Opinião

A relação do compliance na jornada de trabalho 4×3

Modelo vem ganhando adeptos de diversos ramos da indústria

18 de abril de 2022

Por Gabriela Diehl

O modelo tradicional que conhecemos em relação à jornada de trabalho é aquele em que se trabalha em média cinco dias na semana e folga dois. Este modelo trazido por Henry Ford há tantos anos foi considerado inovador para a época, mas hoje há uma nova forma de jornada de trabalho: a jornada 4×3.

A jornada 4×3 consiste em trabalhar quatro dias na semana e folgar três. O modelo vem ganhando adeptos de diversos ramos da indústria, sendo que já foi testado pela Zeedog e pela Microsoft.

A primeira dúvida que pode surgir a mente é: esse modelo é autorizado no Brasil?

Felizmente, sim, o modelo é aceito no Brasil. A CLT – Consolidação das Leis Trabalhistas não dispõe de nenhuma vedação para o modelo de jornada proposto, bem como não possui um mínimo de horas para se trabalhar. A CLT dispõe apenas de limites de horas para trabalho, o que hoje é caracterizado por 44 horas semanais.

Dessa forma, o empregador pode se desejar contratar funcionários para a jornada 4×3, sendo que nesse caso o salário pode ser proporcional aos dias trabalhados quando em comparação com outros funcionários no mesmo cargo e que trabalham no modelo 5×2.

O que é importante apontar é que caso haja redução da jornada de trabalho de colaboradores da empresa (ou seja, uma mudança de jornada de 5×2 para 4×3) e caso o empregador deseje reduzir a compensação salarial do colaborador para constar como proporcional em relação as horas trabalhadas, tal situação somente é possível com a anuência do sindicato da categoria dos colaboradores.

Por outro lado, se o empregador deseja apenas reduzir a jornada de trabalho sem reduzir o salário, não há qualquer vedação para a prática.

Outro ponto de atenção é o descanso interjornada, ou seja, o descanso entre dois dias de trabalho.
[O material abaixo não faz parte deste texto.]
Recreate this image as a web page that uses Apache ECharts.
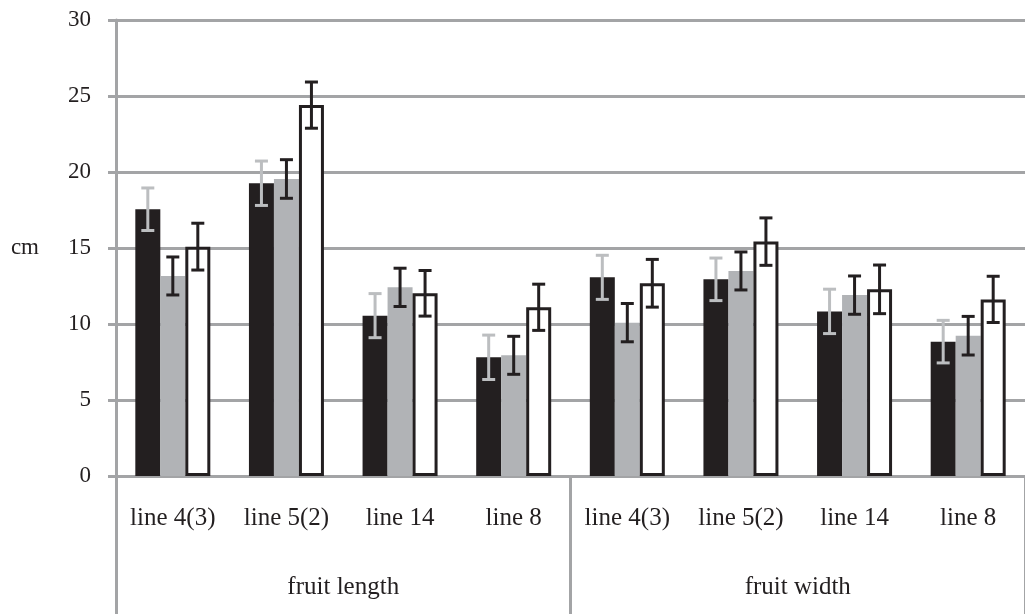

Segundo o art. 66 da CLT, é necessário que o colaborador tenha 11 horas consecutivas de descanso entre uma jornada de trabalho e outra (o disposto aqui não se aplica para plantonistas e outras profissões em que há autorização legal para diminuição de horas de interjornada).

A redução da jornada de trabalho não significa que haverá menos trabalho em termos de quantidade de tarefas a serem feitas, mas significa sim dedicar um foco maior para as atividades pendentes, de forma que os quatro dias implicam em dias em que se tem a concentração total no trabalho.

O sucesso de uma jornada 4×3 está, então, diretamente condicionada ao grau de dedicação e foco que os colaboradores possuem no trabalho.

Dessa forma, tendo em vista que o compliance auxilia no desenvolvimento de uma cultura ética empresarial, além de auxiliar no comprometimento de colaboradores com os valores empresariais, o compliance tem um papel significativo no sucesso da jornada 4×3.

O compliance deve atuar junto com o setor de Recursos Humanos para que as implicações em relação à dedicação de comprometimento e foco, sempre alinhados à ética nas relações. É essencial que os colaboradores possam compreender que a redução de jornada não implica de forma alguma em uma redução de comprometimento ético.

Além disso, é essencial que o compliance reforce para os colaboradores que a redução de jornada também não implica em redução de direitos, bem como não viabiliza de forma alguma comportamentos autoritários de superiores, de forma que o Canal de Denúncias da empresa continua a funcionar normalmente para todos.

A jornada 4×3 tem atraído os olhares de muitos empregadores e tem ganhado muitas empresas adeptas a novidade. De fato, o modelo promete a redução de stress, um ambiente empresarial mais leve, maior produtividade e melhor qualidade de trabalho.

No entanto, para colher os benefícios do modelo é necessário o comprometimento de colaboradores e líderes em relação a dedicação e foco, aspectos que dever diretamente ligados a ética empresarial e aos valores corporativos.

Gabriela Diehl é advogada e cofundadora da Be Compliance. Pós-graduada em Direito Empresarial pela FGV-SP, com especialização em Direito Empresarial Internacional pela Université Montpellier e Direito Internacional e Direitos Humanos por Harvard.